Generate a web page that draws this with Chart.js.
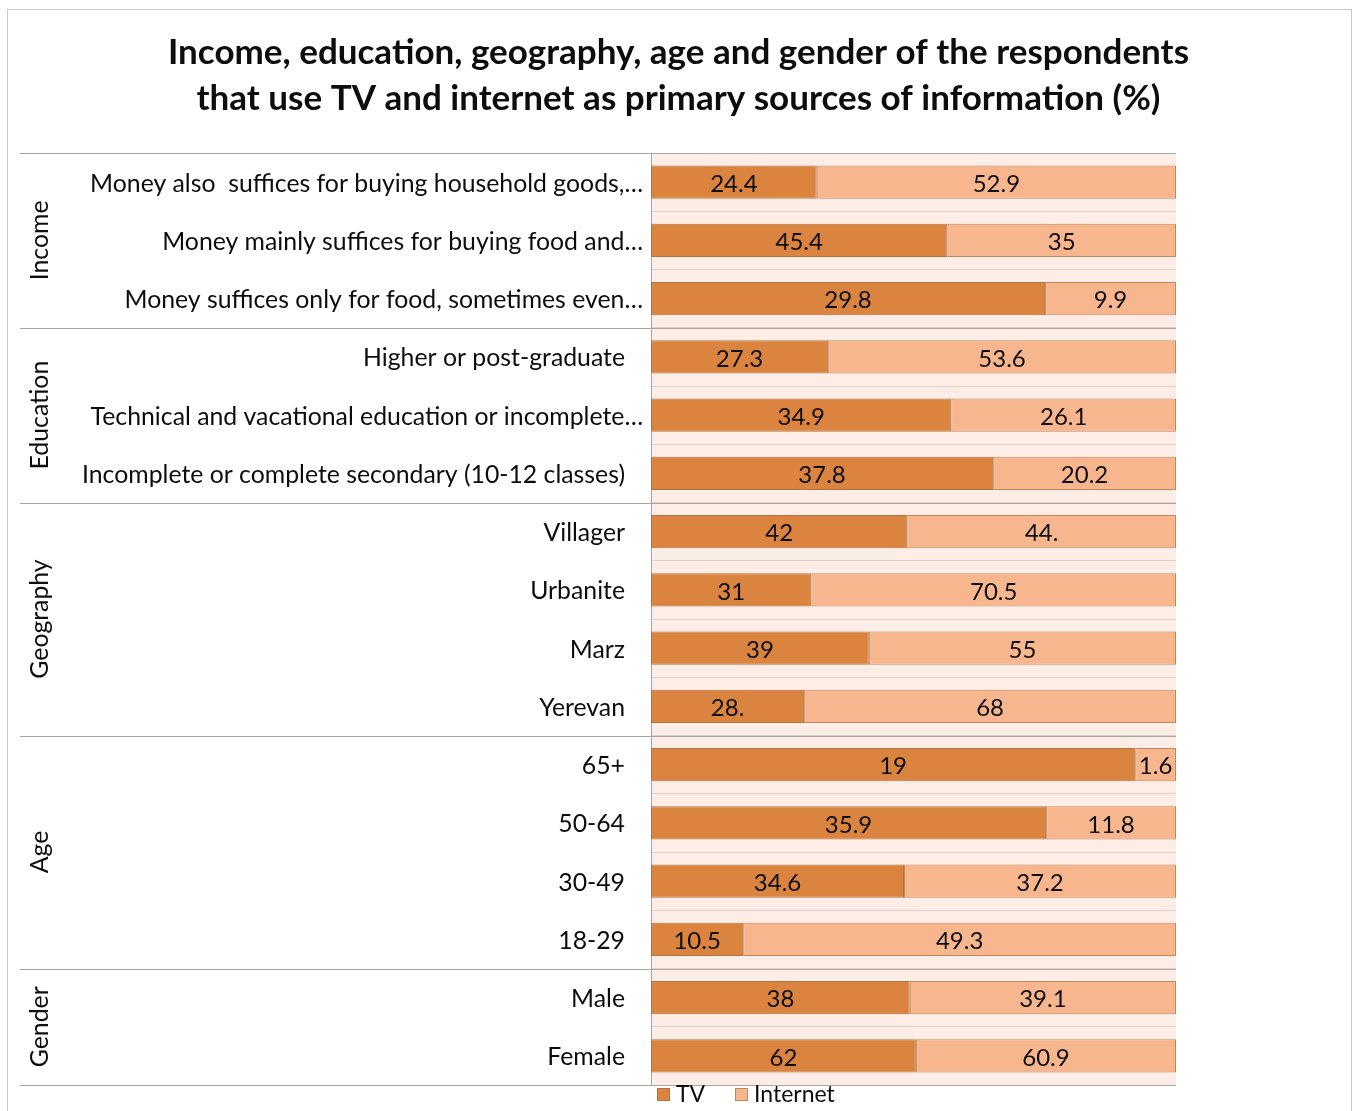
<!DOCTYPE html>
<html>
<head>
<meta charset="utf-8">
<script src="https://cdn.jsdelivr.net/npm/chart.js@4.4.1/dist/chart.umd.min.js"></script>
<style>
  body { margin: 0; background: #fff; }
  #frame {
    position: absolute; left: 7px; top: 9px; width: 1345px; height: 1110px;
    border: 1px solid #c9c9c9; box-sizing: border-box;
  }
  #wrap { position: absolute; left: 0; top: 0; width: 1357px; height: 1111px; }
</style>
</head>
<body>
<div id="frame"></div>
<div id="wrap"><canvas id="mediaChart"></canvas></div>
<script>
// Row labels, top to bottom
const categories = [
  "Money also  suffices for buying household goods,…",
  "Money mainly suffices for buying food and…",
  "Money suffices only for food, sometimes even…",
  "Higher or post-graduate",
  "Technical and vacational education or incomplete…",
  "Incomplete or complete secondary (10-12 classes)",
  "Villager",
  "Urbanite",
  "Marz",
  "Yerevan",
  "65+",
  "50-64",
  "30-49",
  "18-29",
  "Male",
  "Female",
];

// Groups: name and how many rows they span
const groupNames = ["Income", "Education", "Geography", "Age", "Gender"];
const groupSizes = [3, 3, 4, 4, 2];

// Values as printed on the bars (kept as text so "28." stays "28.")
const tvValues = ["24.4", "45.4", "29.8", "27.3", "34.9", "37.8", "42", "31", "39", "28.", "19", "35.9", "34.6", "10.5", "38", "62"];
const internetValues = ["52.9", "35", "9.9", "53.6", "26.1", "20.2", "44.", "70.5", "55", "68", "1.6", "11.8", "37.2", "49.3", "39.1", "60.9"];

const seriesNames = ["TV", "Internet"];

const titleLines = [
  "Income, education, geography, age and gender of the respondents",
  "that use TV and internet as primary sources of information (%)",
];

const FONT = "Lato, 'Open Sans', sans-serif";
const TEXT = "#0d0d0d";
const LABEL_SIZE = 24.8;

const tvNum = tvValues.map(parseFloat);
const netNum = internetValues.map(parseFloat);
// 100% stacked: each row is split by share of its total
const tvShare = tvNum.map((v, i) => (v / (v + netNum[i])) * 100);
const netShare = netNum.map((v, i) => (v / (tvNum[i] + v)) * 100);

const plotBackground = {
  id: "plotBackground",
  beforeDraw(chart) {
    const { ctx, chartArea: a } = chart;
    ctx.save();
    ctx.fillStyle = "#fcede7";
    ctx.fillRect(a.left, a.top, a.right - a.left, a.bottom - a.top);
    ctx.restore();
  },
};

// title centred on the whole canvas, not on the plot
const pageTitle = {
  id: "pageTitle",
  afterDraw(chart) {
    const { ctx, width } = chart;
    ctx.save();
    ctx.fillStyle = TEXT;
    ctx.font = "bold 35px " + FONT;
    ctx.textAlign = "center";
    ctx.textBaseline = "middle";
    titleLines.forEach((t, i) => ctx.fillText(t, width / 2, 53 + i * 46));
    ctx.restore();
  },
};

const sideLabels = {
  id: "sideLabels",
  afterDraw(chart) {
    const { ctx, chartArea: a } = chart;
    const y = chart.scales.y;
    ctx.save();
    ctx.fillStyle = TEXT;
    ctx.font = LABEL_SIZE + "px " + FONT;
    ctx.textBaseline = "middle";
    ctx.textAlign = "right";
    categories.forEach((c, i) => {
      const right = c.endsWith("…") ? a.left - 8 : a.left - 26;
      ctx.fillText(c, right, y.getPixelForValue(i) + 1.5);
    });

    // group separators and rotated group names
    const step = (a.bottom - a.top) / categories.length;
    ctx.strokeStyle = "#a6a6a6";
    ctx.lineWidth = 1;
    let row = 0;
    const edges = [a.top];
    groupSizes.forEach((n, g) => {
      const top = a.top + row * step;
      row += n;
      const bottom = a.top + row * step;
      edges.push(bottom);
      ctx.save();
      ctx.translate(40, (top + bottom) / 2);
      ctx.rotate(-Math.PI / 2);
      ctx.textAlign = "center";
      ctx.fillText(groupNames[g], 0, 0);
      ctx.restore();
    });
    edges.forEach((e) => {
      const yy = Math.round(e) + 0.5;
      ctx.beginPath();
      ctx.moveTo(20, yy);
      ctx.lineTo(a.right, yy);
      ctx.stroke();
    });
    ctx.restore();
  },
};

const barValues = {
  id: "barValues",
  afterDatasetsDraw(chart) {
    const { ctx } = chart;
    const texts = [tvValues, internetValues];
    ctx.save();
    ctx.fillStyle = TEXT;
    ctx.font = "24px " + FONT;
    ctx.textAlign = "center";
    ctx.textBaseline = "middle";
    chart.data.datasets.forEach((ds, d) => {
      chart.getDatasetMeta(d).data.forEach((bar, i) => {
        const p = bar.getProps(["x", "y", "base"], true);
        ctx.fillText(texts[d][i], (p.x + p.base) / 2, p.y + 2);
      });
    });
    ctx.restore();
  },
};

const bottomLegend = {
  id: "bottomLegend",
  afterDraw(chart) {
    const { ctx } = chart;
    const items = [
      { x: 657, label: seriesNames[0], ds: chart.data.datasets[0] },
      { x: 735, label: seriesNames[1], ds: chart.data.datasets[1] },
    ];
    ctx.save();
    ctx.font = "23px " + FONT;
    ctx.textBaseline = "middle";
    ctx.textAlign = "left";
    items.forEach((it) => {
      ctx.fillStyle = it.ds.backgroundColor;
      ctx.fillRect(it.x, 1088, 13, 13);
      ctx.strokeStyle = it.ds.borderColor;
      ctx.strokeRect(it.x + 0.5, 1088.5, 12, 12);
      ctx.fillStyle = TEXT;
      ctx.fillText(it.label, it.x + 19, 1095);
    });
    ctx.restore();
  },
};

new Chart(document.getElementById("mediaChart"), {
  type: "bar",
  data: {
    labels: categories,
    datasets: [
      {
        label: seriesNames[0],
        data: tvShare,
        backgroundColor: "#da843f",
        borderColor: "#ad7644",
        borderWidth: 1,
        borderSkipped: false,
        barPercentage: 0.567,
        categoryPercentage: 1,
      },
      {
        label: seriesNames[1],
        data: netShare,
        backgroundColor: "#f8b68f",
        borderColor: "#bd8a5c",
        borderWidth: 1,
        borderSkipped: false,
        barPercentage: 0.567,
        categoryPercentage: 1,
      },
    ],
  },
  options: {
    indexAxis: "y",
    responsive: true,
    maintainAspectRatio: false,
    animation: false,
    layout: { padding: { left: 651, right: 181, top: 153, bottom: 26 } },
    scales: {
      x: { display: false, stacked: true, min: 0, max: 100 },
      y: {
        stacked: true,
        ticks: { display: false },
        grid: { color: "#ddd3cf", drawTicks: false, offset: true },
        border: { display: true, color: "#a6a6a6" },
      },
    },
    plugins: {
      legend: { display: false },
      tooltip: { enabled: false },
      title: { display: false },
    },
  },
  plugins: [plotBackground, sideLabels, barValues, bottomLegend, pageTitle],
});
</script>
</body>
</html>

What you have to do: Look through the lines above and collect those with the word "that".

Task result:
Generate a web page that draws this with Chart.js.
  "that use TV and internet as primary sources of information (%)",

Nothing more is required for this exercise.